▸ **Goal of the exercise**
Working from the top of the listing below, retype each line through the line containing "import plotly.graph_objects as go", both included, with no pictures.

◇ ◇ ◇ ◇ ◇ ◇ ◇

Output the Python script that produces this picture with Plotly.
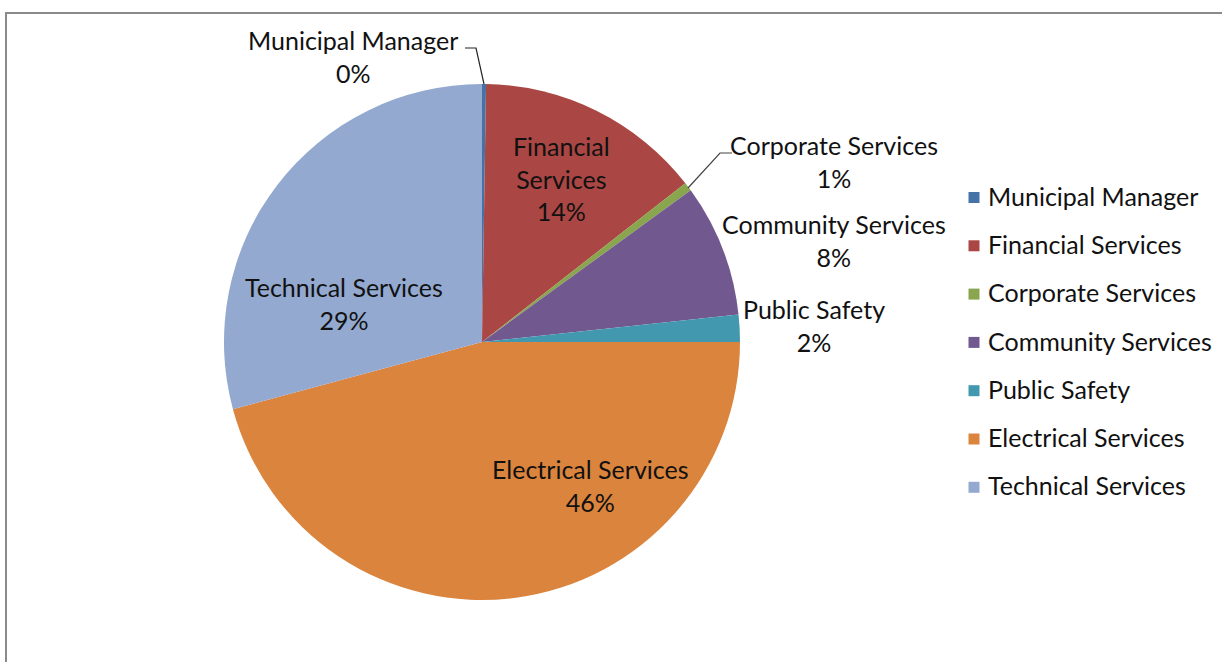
import plotly.graph_objects as go

# Share of budget by department (percent)
departments = [
    "Municipal Manager",
    "Financial Services",
    "Corporate Services",
    "Community Services",
    "Public Safety",
    "Electrical Services",
    "Technical Services",
]
shares = [0.25, 14.2, 0.55, 8.3, 1.7, 45.8, 29.2]
colors = ["#4572A7", "#AA4643", "#89A54E", "#71588F", "#4198AF", "#DB843D", "#93A9D0"]

W, H = 1222, 662
FONT = "Lato"
TEXT_COLOR = "#111111"
FONT_SIZE = 25


def px(x):
    return x / W


def py(y):
    return 1 - y / H


total = sum(shares)
pct = [f"{round(v / total * 100):.0f}%" for v in shares]

fig = go.Figure()

# Pie: centre (482, 342), radius 258 px
cx, cy, r = 482, 342, 258
fig.add_trace(go.Pie(
    labels=departments,
    values=shares,
    sort=False,
    direction="clockwise",
    rotation=0,
    marker=dict(colors=colors, line=dict(width=0)),
    textinfo="none",
    hoverinfo="label+percent",
    showlegend=False,
    domain=dict(x=[px(cx - r), px(cx + r)], y=[py(cy + r), py(cy - r)]),
))

# Legend built from squares and labels on a side axis
leg_top, leg_step = 197.5, 48.3
idx = list(range(len(departments)))
fig.add_trace(go.Scatter(
    x=[6] * len(departments), y=idx, mode="markers",
    marker=dict(symbol="square", size=11, color=colors, line=dict(width=0)),
    hoverinfo="skip", showlegend=False, cliponaxis=False,
))
fig.add_trace(go.Scatter(
    x=[20] * len(departments), y=[i + 0.04 for i in idx], mode="text",
    text=departments, textposition="middle right",
    textfont=dict(family=FONT, size=FONT_SIZE, color=TEXT_COLOR),
    hoverinfo="skip", showlegend=False, cliponaxis=False,
))
leg_x0 = 968
fig.update_xaxes(domain=[px(leg_x0), 1.0], range=[0, W - leg_x0], visible=False, fixedrange=True)
fig.update_yaxes(
    domain=[py(leg_top + 6.5 * leg_step), py(leg_top - 0.5 * leg_step)],
    range=[6.5, -0.5], visible=False, fixedrange=True,
)

# Slice labels
label_pos = {
    "Municipal Manager": (353, 56.5, "Municipal Manager"),
    "Financial Services": (561, 178.5, "Financial<br>Services"),
    "Corporate Services": (834, 161, "Corporate Services"),
    "Community Services": (834, 240, "Community Services"),
    "Public Safety": (814, 325, "Public Safety"),
    "Electrical Services": (590, 485.5, "Electrical Services"),
    "Technical Services": (344, 303, "Technical Services"),
}
annotations = []
for name, p in zip(departments, pct):
    x, y, txt = label_pos[name]
    annotations.append(dict(
        x=px(x), y=py(y), xref="paper", yref="paper",
        text=f"{txt}<br>{p}", showarrow=False,
        xanchor="center", yanchor="middle", align="center",
        font=dict(family=FONT, size=FONT_SIZE, color=TEXT_COLOR),
    ))

shapes = [
    # chart frame
    dict(type="rect", xref="paper", yref="paper",
         x0=px(6), x1=1.02, y0=-0.02, y1=py(13),
         line=dict(color="#8a8a8a", width=2), fillcolor="rgba(0,0,0,0)", layer="below"),
    # leader line: Municipal Manager
    dict(type="path", xref="paper", yref="paper",
         path=f"M {px(465)},{py(48)} L {px(476)},{py(48)} L {px(484)},{py(84)}",
         line=dict(color="#222222", width=1.2)),
    # leader line: Corporate Services
    dict(type="path", xref="paper", yref="paper",
         path=f"M {px(732)},{py(153)} L {px(720)},{py(153)} L {px(688)},{py(188)}",
         line=dict(color="#444444", width=1.2)),
]

fig.update_layout(
    width=W, height=H,
    margin=dict(l=0, r=0, t=0, b=0),
    paper_bgcolor="white", plot_bgcolor="rgba(0,0,0,0)",
    annotations=annotations, shapes=shapes,
    font=dict(family=FONT, color=TEXT_COLOR),
)

fig.write_html("out.html")
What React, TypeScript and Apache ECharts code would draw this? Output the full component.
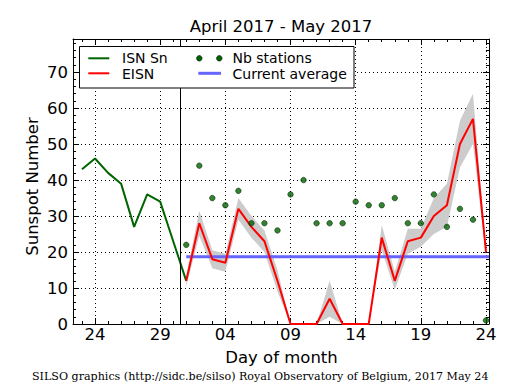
import React, { useEffect, useRef } from 'react';
import * as echarts from 'echarts';

// ---- data ----
const BASE_DATE = '2017-04-24';
const isnDates = ['2017-04-23', '2017-04-24', '2017-04-25', '2017-04-26', '2017-04-27', '2017-04-28', '2017-04-29', '2017-04-30', '2017-05-01'];
const isnValues = [43, 46, 42, 39, 27, 36, 34, 23, 12];

const eisnDates = [
  '2017-05-01', '2017-05-02', '2017-05-03', '2017-05-04', '2017-05-05', '2017-05-06', '2017-05-07', '2017-05-08',
  '2017-05-09', '2017-05-10', '2017-05-11', '2017-05-12', '2017-05-13', '2017-05-14', '2017-05-15', '2017-05-16',
  '2017-05-17', '2017-05-18', '2017-05-19', '2017-05-20', '2017-05-21', '2017-05-22', '2017-05-23', '2017-05-24',
];
const eisnValues = [12, 28, 18, 17, 32, 27, 23, 12, 0, 0, 0, 7, 0, 0, 0, 24, 12, 23, 24, 30, 33, 50, 57, 20];
const eisnSigma = [1.5, 3.5, 2.5, 2.5, 3, 3, 3, 3, 0, 0, 0, 5, 0, 0, 0, 3.5, 2.5, 3.5, 2.5, 5, 6, 6.5, 7, 1];
const stationCounts = [22, 44, 35, 33, 37, 28, 28, 26, 36, 40, 28, 28, 28, 34, 33, 33, 35, 28, 28, 36, 27, 32, 29, 1];

const currentAverage = 18.7;
const averageStart = '2017-05-01';
const separatorDay = 6.55; // days after BASE_DATE

const xMin = -1.69;
const xMax = 30.23;
const yMin = 0;
const yMax = 79.2;
const xStep = 5;
const yStep = 10;

const titleText = 'April 2017 - May 2017';
const xName = 'Day of month';
const yName = 'Sunspot Number';
const footerText = 'SILSO graphics (http://sidc.be/silso) Royal Observatory of Belgium, 2017 May 24';
const legendNames = ['ISN Sn', 'EISN', 'Nb stations', 'Current average'];

const DAY_MS = 86400000;
const dayOffset = (d: string) => (Date.parse(d) - Date.parse(BASE_DATE)) / DAY_MS;

const isnDays = isnDates.map(dayOffset);
const eisnDays = eisnDates.map(dayOffset);

const SANS = 'DejaVu Sans';
const SERIF = 'DejaVu Serif';

function xLabel(v: number): string {
  const r = Math.round(v);
  if (Math.abs(v - r) > 1e-6 || r % xStep !== 0) return '';
  const d = new Date(Date.parse(BASE_DATE) + r * DAY_MS).getUTCDate();
  return String(d).padStart(2, '0');
}
function yLabel(v: number): string {
  const r = Math.round(v);
  if (Math.abs(v - r) > 1e-6 || r % yStep !== 0) return '';
  return String(r);
}

const txt = (text: string, x: number, y: number, size: number, extra: any = {}, family: string = SANS) => ({
  type: 'text',
  x,
  y,
  ...extra,
  style: {
    text,
    fontSize: size,
    fontFamily: family,
    fill: '#000',
    textAlign: extra.align || 'left',
    textVerticalAlign: 'middle',
  },
});

export default function App() {
  const ref = useRef<HTMLDivElement>(null);
  useEffect(() => {
    if (!ref.current) return;
    const chart = echarts.init(ref.current, null, { renderer: 'svg' });

    const tickCommon = {
      axisLine: { show: true, onZero: false, lineStyle: { color: '#000', width: 1 } },
      axisTick: { show: true, inside: true, length: 6, lineStyle: { color: '#000', width: 1 } },
      minorTick: { show: true, splitNumber: 5, length: 3, lineStyle: { color: '#000', width: 1 } },
    };
    const gridLine = { show: true, lineStyle: { color: '#000', width: 1, type: [1, 3] } };

    const option: any = {
      animation: false,
      backgroundColor: '#fff',
      textStyle: { fontFamily: SANS },
      grid: { left: 73, right: 26, top: 39, bottom: 66, containLabel: false, outerBoundsMode: 'none' },
      xAxis: [
        {
          type: 'value', min: xMin, max: xMax, splitNumber: 6, minInterval: xStep, maxInterval: xStep,
          position: 'bottom', ...tickCommon, splitLine: gridLine,
          axisLabel: { formatter: xLabel, color: '#000', fontSize: 16.5, fontFamily: SANS, margin: 2, hideOverlap: false },
        },
        {
          type: 'value', min: xMin, max: xMax, splitNumber: 6, minInterval: xStep, maxInterval: xStep,
          position: 'top', ...tickCommon, splitLine: { show: false }, axisLabel: { show: false },
        },
      ],
      yAxis: [
        {
          type: 'value', min: yMin, max: yMax, interval: yStep, position: 'left', ...tickCommon, splitLine: gridLine,
          axisLabel: { formatter: yLabel, color: '#000', fontSize: 16.5, fontFamily: SANS, margin: 5, hideOverlap: false },
        },
        {
          type: 'value', min: yMin, max: yMax, interval: yStep, position: 'right', ...tickCommon,
          splitLine: { show: false }, axisLabel: { show: false },
        },
      ],
      series: [
        {
          type: 'custom',
          name: 'EISN band',
          silent: true,
          data: [[eisnDays[0], eisnValues[0]]],
          renderItem: (params: any, api: any) => {
            if (params.dataIndex !== 0) return null;
            const upper = eisnDays.map((d, i) => api.coord([d, eisnValues[i] + eisnSigma[i]]));
            const lower = eisnDays
              .map((d, i) => api.coord([d, Math.max(0, eisnValues[i] - eisnSigma[i])]))
              .reverse();
            return { type: 'polygon', shape: { points: upper.concat(lower) }, style: { fill: '#cccccc' } };
          },
          z: 1,
        },
        {
          type: 'line',
          name: legendNames[3],
          data: [[dayOffset(averageStart), currentAverage], [xMax, currentAverage]],
          symbol: 'none',
          lineStyle: { color: '#6666ff', width: 3 },
          z: 2,
        },
        {
          type: 'line',
          name: legendNames[0],
          data: isnDays.map((d, i) => [d, isnValues[i]]),
          symbol: 'none',
          lineStyle: { color: '#006400', width: 2 },
          z: 3,
          markLine: {
            silent: true,
            symbol: ['none', 'none'],
            label: { show: false },
            lineStyle: { color: '#000', width: 1, type: 'solid' },
            data: [{ xAxis: separatorDay }],
          },
        },
        {
          type: 'line',
          name: legendNames[1],
          data: eisnDays.map((d, i) => [d, eisnValues[i]]),
          symbol: 'none',
          lineStyle: { color: '#ff0000', width: 2 },
          z: 4,
        },
        {
          type: 'scatter',
          name: legendNames[2],
          data: eisnDays.map((d, i) => [d, stationCounts[i]]),
          symbol: 'circle',
          symbolSize: 5.5,
          itemStyle: { color: '#006400', borderColor: '#002000', borderWidth: 0.7 },
          z: 5,
        },
      ],
      graphic: [
        txt(titleText, 281, 26.6, 16.5, { align: 'center' }),
        txt(xName, 281.5, 357, 16.5, { align: 'center' }),
        txt(yName, 32.6, 186.5, 16.5, { align: 'center', rotation: Math.PI / 2 }),
        txt(footerText, 32, 376.2, 11.1, {}, SERIF),
        // legend
        { type: 'rect', z: 100, shape: { x: 79.5, y: 46.5, width: 274.5, height: 41.5 }, style: { fill: '#fff', stroke: '#000', lineWidth: 1 } },
        { type: 'line', z: 101, shape: { x1: 88.3, y1: 58.3, x2: 109.3, y2: 58.3 }, style: { stroke: '#006400', lineWidth: 2 } },
        { type: 'line', z: 101, shape: { x1: 88.3, y1: 73.3, x2: 109.3, y2: 73.3 }, style: { stroke: '#ff0000', lineWidth: 2 } },
        { type: 'circle', z: 101, shape: { cx: 199.3, cy: 58.3, r: 2.75 }, style: { fill: '#006400', stroke: '#002000', lineWidth: 0.7 } },
        { type: 'circle', z: 101, shape: { cx: 219.3, cy: 58.3, r: 2.75 }, style: { fill: '#006400', stroke: '#002000', lineWidth: 0.7 } },
        { type: 'line', z: 101, shape: { x1: 198.3, y1: 73.3, x2: 221, y2: 73.3 }, style: { stroke: '#6666ff', lineWidth: 3 } },
        { ...txt(legendNames[0], 122, 58.2, 14), z: 101 },
        { ...txt(legendNames[1], 122, 73.9, 14), z: 101 },
        { ...txt(legendNames[2], 232.5, 58.2, 14), z: 101 },
        { ...txt(legendNames[3], 232.5, 73.9, 14), z: 101 },
      ],
    };
    chart.setOption(option);
    return () => chart.dispose();
  }, []);

  return (
    <div
      ref={ref}
      style={{ position: 'fixed', left: 0, top: 0, width: 515, height: 390, background: '#fff' }}
    />
  );
}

◇ ◇ ◇ ◇ ◇ ◇ ◇

▸ **Final result**
Output the Python script that produces this picture with Plotly.
import plotly.graph_objects as go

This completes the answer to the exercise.